Leveraging Table Properties

Delta Lake played a pivotal role in addressing several challenges with handling data. Features like auto scale, auto optimize, and Z-ordering, significantly contributed to our success. We utilized Delta Lake's table properties to fine-tune our storage, such as disabling data skipping on certain columns to avoid unnecessary statistics building.

Even though Delta Lake doesn’t have a native Time to Live feature (TTL) We were able to implement TTL on data by defining a source-level TTL. We implemented a highly efficient soft TTL on the read side set on a partition key level, which was safe since we dynamically generate a TTL predicate per the config. The hard TTL was implemented by issuing true deletes once a day after obtaining a lock, which allowed us to not degrade writes in the middle of a business day.

Performance Metrics and Scale

Our real-world use case involved migrating two petabytes of actively queried data from the NoSQL database to Delta Lake.

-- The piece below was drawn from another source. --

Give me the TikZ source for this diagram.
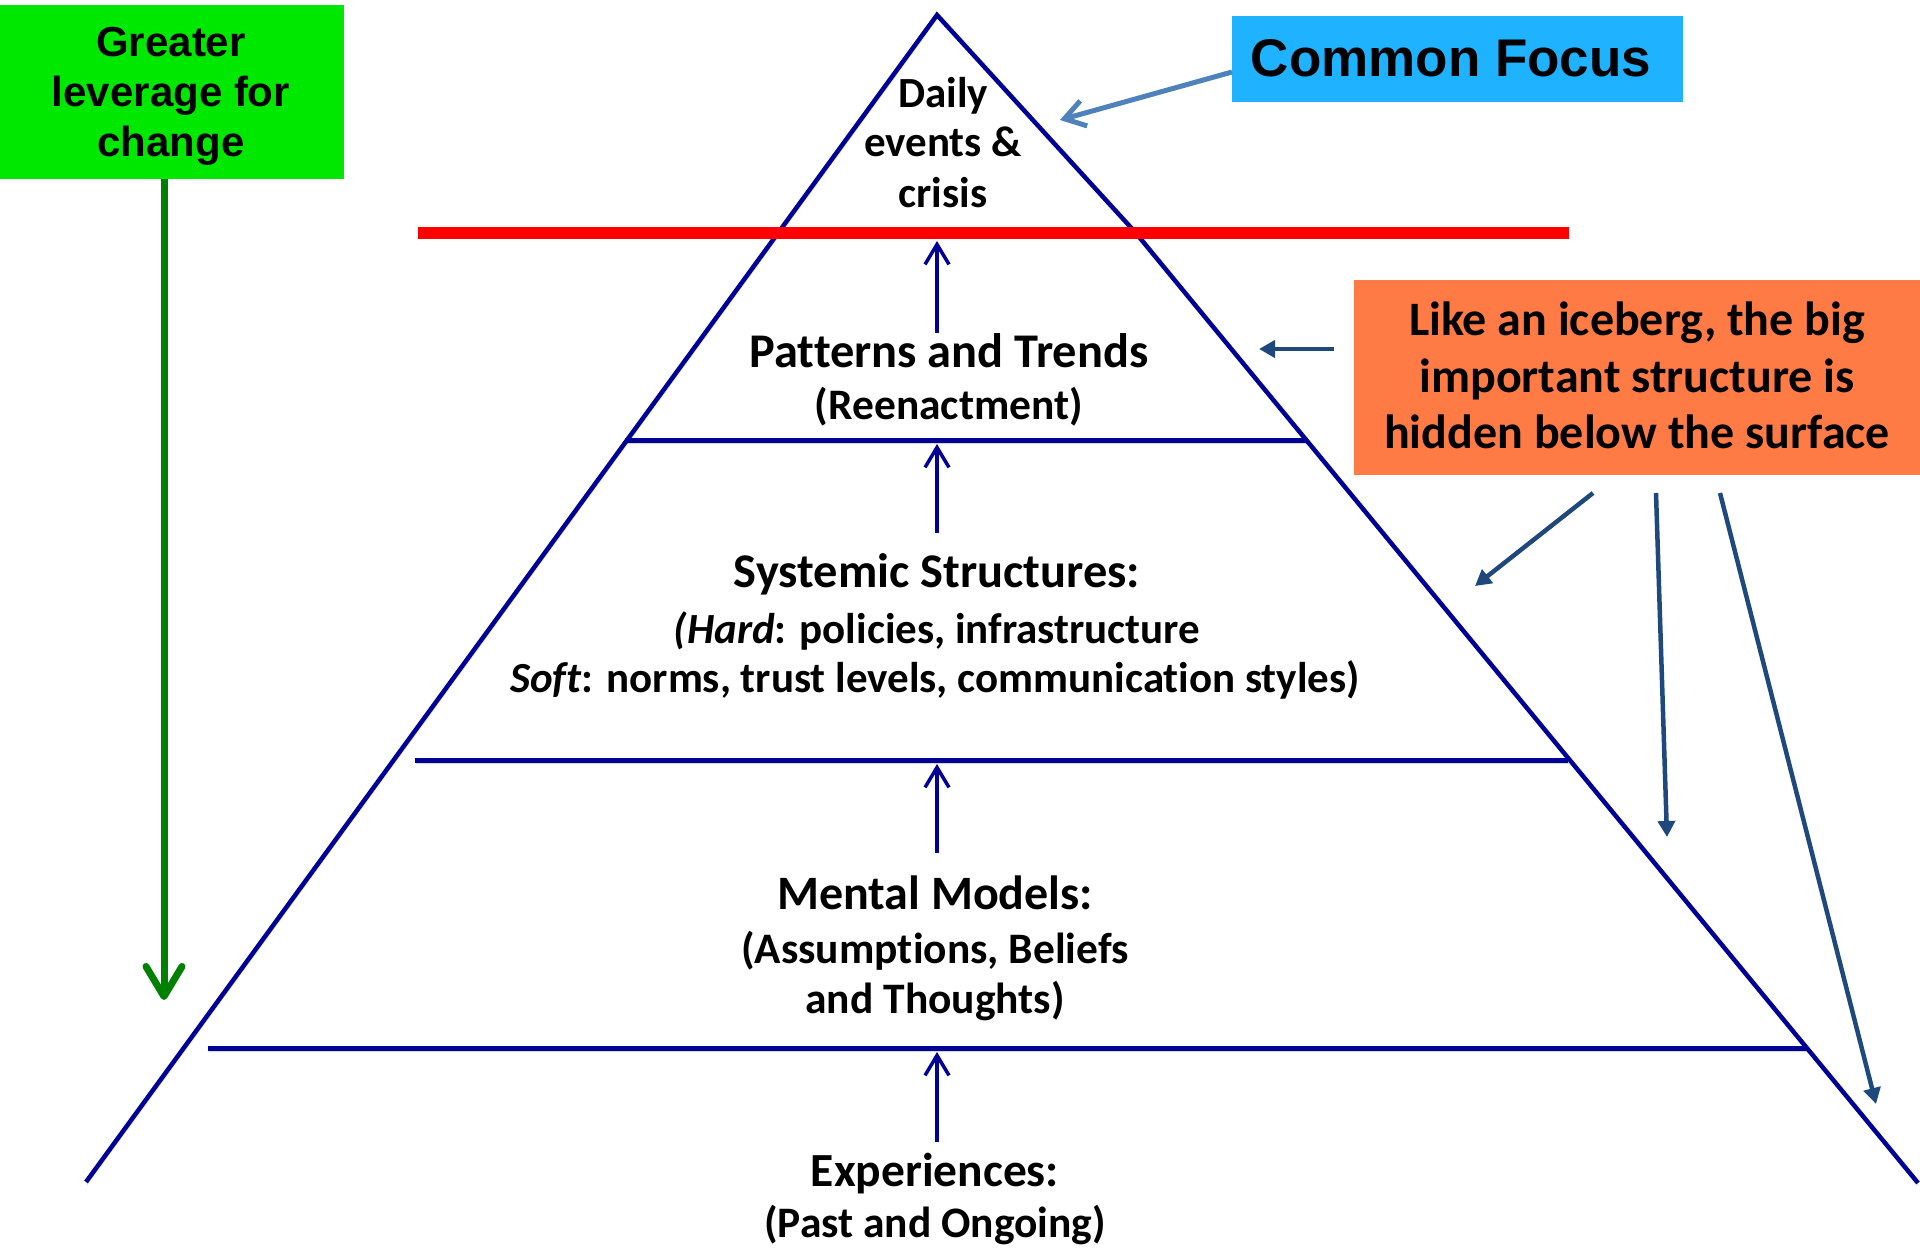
\documentclass[tikz,border=0pt]{standalone}
\usepackage{fontspec}
\setmainfont{Carlito}[Ligatures=NoCommon]
\newfontfamily\headsans{Liberation Sans}
\usetikzlibrary{arrows.meta}

\definecolor{pyrnavy}{RGB}{0,0,150}
\definecolor{surfacered}{RGB}{255,0,0}
\definecolor{leverfill}{RGB}{0,232,0}
\definecolor{levergreen}{RGB}{0,128,0}
\definecolor{focusfill}{RGB}{30,178,255}
\definecolor{focusarrow}{RGB}{79,129,189}
\definecolor{icefill}{RGB}{255,123,69}
\definecolor{icearrow}{RGB}{31,73,125}

\newcommand\fsz[1]{\fontsize{#1}{#1}\selectfont\bfseries}

\tikzset{
  lbl/.style={anchor=base, inner sep=0pt, text=black},
  boxfill/.style={anchor=north west, inner sep=0pt, draw=none},
  softshade/.style={preaction={draw=black, draw opacity=0.16,
      transform canvas={xshift=1pt, yshift=-3pt}}},
  pyredge/.style={draw=pyrnavy, line width=4.5pt, line join=miter, softshade},
  layerline/.style={draw=pyrnavy, line width=5pt, softshade},
  surfaceline/.style={draw=surfacered, line width=12pt, softshade},
  risearrow/.style={draw=pyrnavy, line width=3.5pt,
      -{Straight Barb[length=20pt, width=24pt]}},
  leverarrow/.style={draw=levergreen, line width=7pt,
      -{Straight Barb[length=30pt, width=36pt, round]}},
  focuspointer/.style={draw=focusarrow, line width=5pt,
      -{Straight Barb[length=20pt, width=26pt]}},
  icepointer/.style={draw=icearrow, line width=4.5pt,
      -{Triangle[length=16pt, width=17pt]}},
}

\begin{document}
\begin{tikzpicture}[x=1pt, y=-1pt]
\useasboundingbox (0,0) rectangle (1920,1249);

% ---------- pyramid outline ----------
\coordinate (apex) at (937,15);
\coordinate (baseL) at (86,1182);
\coordinate (kinkR) at (1135,232);
\coordinate (baseR) at (1918,1183);
\draw[pyredge] (baseL) -- (apex) -- (kinkR) -- (baseR);

% ---------- waterline and layer separators ----------
\coordinate (redL) at (418,233);
\coordinate (redR) at (1569,233);
\draw[surfaceline] (redL) -- (redR);

\coordinate (sepAL) at (625,440);
\coordinate (sepAR) at (1308,440);
\coordinate (sepBL) at (415,760);
\coordinate (sepBR) at (1568,760);
\coordinate (sepCL) at (208,1048);
\coordinate (sepCR) at (1808,1048);
\draw[layerline] (sepAL) -- (sepAR);
\draw[layerline] (sepBL) -- (sepBR);
\draw[layerline] (sepCL) -- (sepCR);

% ---------- rising arrows between levels ----------
\coordinate (riseAfrom) at (937,333);  \coordinate (riseAto) at (937,241);
\coordinate (riseBfrom) at (937,533);  \coordinate (riseBto) at (937,444);
\coordinate (riseCfrom) at (937,853);  \coordinate (riseCto) at (937,764);
\coordinate (riseDfrom) at (937,1142); \coordinate (riseDto) at (937,1052);
\draw[risearrow] (riseAfrom) -- (riseAto);
\draw[risearrow] (riseBfrom) -- (riseBto);
\draw[risearrow] (riseCfrom) -- (riseCto);
\draw[risearrow] (riseDfrom) -- (riseDto);

% ---------- level labels ----------
\node[lbl, font=\fsz{43}] (daily1) at (943,108) {Daily};
\node[lbl, font=\fsz{43}] (daily2) at (943,157) {events \&};
\node[lbl, font=\fsz{43}] (daily3) at (943,208) {crisis};

\node[lbl, font=\fsz{48.4}] (pat1) at (949,367) {Patterns and Trends};
\node[lbl, font=\fsz{43.5}] (pat2) at (949,419) {(Reenactment)};

\node[lbl, font=\fsz{48.4}] (sys1) at (937,587) {Systemic Structures:};
\node[lbl, font=\fsz{43}] (sys2) at (937,643) {\textit{(Hard}: policies, infrastructure};
\node[lbl, font=\fsz{43}] (sys3) at (935,692) {\textit{Soft}: norms, trust levels, communication styles)};

\node[lbl, font=\fsz{48}] (men1) at (935,909) {Mental Models:};
\node[lbl, font=\fsz{43.5}] (men2) at (935,963) {(Assumptions, Beliefs};
\node[lbl, font=\fsz{43.5}] (men3) at (935,1013) {and Thoughts)};

\node[lbl, font=\fsz{47.5}] (exp1) at (935,1186) {Experiences:};
\node[lbl, font=\fsz{43.5}] (exp2) at (935,1237) {(Past and Ongoing)};

% ---------- leverage box and arrow ----------
\node[boxfill, fill=leverfill, minimum width=344pt, minimum height=174pt] (lever) at (0,5) {};
\node[lbl, font=\headsans\bfseries\fontsize{42}{42}\selectfont] (lev1) at (171,57) {Greater};
\node[lbl, font=\headsans\bfseries\fontsize{42}{42}\selectfont] (lev2) at (171,107) {leverage for};
\node[lbl, font=\headsans\bfseries\fontsize{42}{42}\selectfont] (lev3) at (171,157) {change};
\coordinate (leverTip) at (164,1000);
\draw[leverarrow] (lever.south -| leverTip) -- (leverTip);

% ---------- common focus box and arrow ----------
\node[boxfill, fill=focusfill, minimum width=451pt, minimum height=86pt] (focus) at (1232,16) {};
\node[lbl, font=\headsans\bfseries\fontsize{53}{53}\selectfont] (focustxt) at (1451,77) {Common Focus};
\coordinate (focusFrom) at (1232,72);
\coordinate (focusTo) at (1060,120);
\draw[focuspointer] (focusFrom) -- (focusTo);

% ---------- iceberg box and arrows ----------
\node[boxfill, fill=icefill, minimum width=566pt, minimum height=195pt] (iceberg) at (1354,280) {};
\node[lbl, font=\fsz{48}] (ice1) at (1637,335) {Like an iceberg, the big};
\node[lbl, font=\fsz{48}] (ice2) at (1637,392) {important structure is};
\node[lbl, font=\fsz{48}] (ice3) at (1637,448) {hidden below the surface};

\coordinate (iceAfrom) at (1334,349); \coordinate (iceAto) at (1259,349);
\coordinate (iceBfrom) at (1593,493); \coordinate (iceBto) at (1475,586);
\coordinate (iceCfrom) at (1656,493); \coordinate (iceCto) at (1667,837);
\coordinate (iceDfrom) at (1720,493); \coordinate (iceDto) at (1876,1104);
\draw[icepointer] (iceAfrom) -- (iceAto);
\draw[icepointer] (iceBfrom) -- (iceBto);
\draw[icepointer] (iceCfrom) -- (iceCto);
\draw[icepointer] (iceDfrom) -- (iceDto);
\end{tikzpicture}
\end{document}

We currently manage over five thousand Delta tables for various tenants, each with millions of records generated daily. The entire system handles close to 250 billion messages per day across regions affecting close to 3 trillion changes a day on the delta tables.

Conclusion

Scaling graph data processing for large-scale SaaS companies requires a thoughtful approach and a robust data storage solution. Delta Lake proved to be the perfect match for our needs, providing concurrency control, efficient CDC, and schema evolution support. Leveraging JSON string representation allowed us to handle evolving schemas with ease, resulting in surprising performance benefits.

As we continue to fine-tune and optimize our Delta Lake implementation, we are confident that it will remain the backbone of our data processing infrastructure, empowering us to make data-driven decisions faster and more efficiently. We hope that our experiences and lessons learned will inspire other data engineers and analysts to explore Delta Lake's capabilities and its potential for solving complex data processing challenges at scale.